From a distance, the garden remains intact. Colour resolves as bloom, density as abundance. With proximity, the same surface begins to disclose its material terms.
Close to the painting, growth starts to look like quantity. The marks press against one another with almost no air between them. Petal abuts petal, stroke laps over stroke, and the density that first appears as generosity begins to register as load: pigment accumulated past ease, a surface carrying more than it can comfortably maintain. The same colours that gather as flowers above reappear lower down in altered condition. In a blue upright such as New Blue, a knotted ultramarine stroke near the centre slackens, halfway down, into a single trailing line of the same blue. In a magenta-and-ochre horizontal such as Orange Veil, a rose-coloured petal-mark lengthens until it is no longer quite a petal but a thread of rose running toward the lower edge. The colour does not change as it descends. Only its hold does.
In the upright works, especially Green Perennial and New Blue, the field holds high and then lets go. Bloom gathers across the top and middle, full and crowded, and somewhere past the centre the marks begin to draw downward into long vertical threads. Colour thins as it travels. Knotted blues, greens, and magentas loosen into runs, and a petal-like mark becomes a trailing line in the same register of colour, so that by the bottom the linen shows through more openly, crossed by paint that reads as dragged, fallen, or thinned from the field above. At the foot of the canvas, the ground is not cleanly empty; it is streaked, touched, and interrupted by the same colour that crowded the upper field. The eye, having entered all that density, is led down the surface on threads. The fall belongs to the bloom, a consequence of its own weight.
In Untamed Garden, June Untamed, and Gold Perennial, the width is also a division: each is a diptych, two panels joined into a single field. The garden arrives across a seam before the paint begins to fall. In Orange Veil, a smaller horizontal work, the same condition tightens into a single panel. Here the fall is not confined to the lower edge. It passes through the whole field. Vertical runs come down from top to bottom, like rain seen against a far hedge: a scrim of descent laid over the garden rather than a drained register beneath it. The run passes through rose, ochre, blue, and green while those colours still read as bloom. A yellow ground can glow behind the flowers and still descend through them, so that the painting feels less like a field interrupted by rain than a field made out of rainfall.

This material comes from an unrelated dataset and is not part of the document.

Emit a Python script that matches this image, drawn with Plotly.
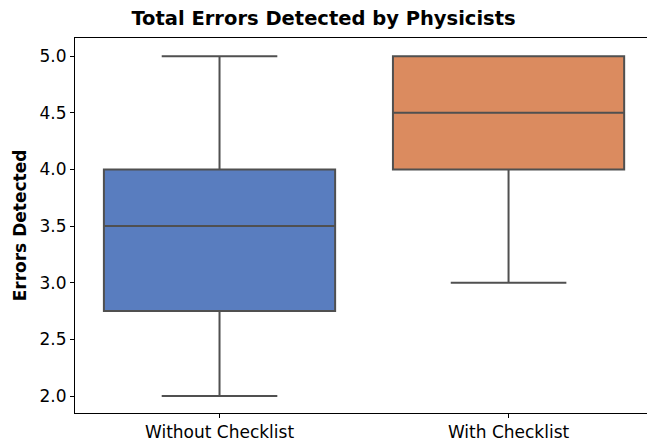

The field is built first, as bloom, at density. The vertical runs belong to its later state. Again and again, a run carries the hue of a bloom just above it, lower and thinner, not as a poured line arriving from outside the image but as pigment continuing its own descent. The running paint appears when accumulation exceeds hold. The vertical thread is not an interruption of the flower. It is the flower lower down, the same matter after it has stopped being able to hold position.
At the base of these upright works, the exposed linen does not read as empty space or ground left bare for relief. The eye infers a direction of travel from a surface that is, in fact, still, and what it infers is a record: the height the field could no longer reach, or could no longer stay. What first appears as calm beneath the picture comes to look like the residue of the picture: what the surface could not keep.
That also changes the pleasure with which the paintings begin. The fall changes the beauty without cancelling it. The loveliness of the garden and the overload of the surface belong to the same condition. From across the room, density becomes bloom. Close to the linen, bloom reveals itself as density. Seen close, that pleasure unfolds in time: bloom, weight, loosening, fall.
Around the exhibition there is a language of transformation, devotion, motherhood, and unstable beauty. That language may belong to the origin of the works. On the linen, transformation is carried by the paint itself: oil thickens, holds, loosens, and descends.
Untamed Garden is the hardest painting to move past, because nothing in it asks to be rescued from beauty. It still hangs, rose and dark leaf, lovely from across the room. Stand closer and the garden becomes a surface testing how long growth can hold its place before it comes down. At its foot, the open linen keeps the trace of that descent.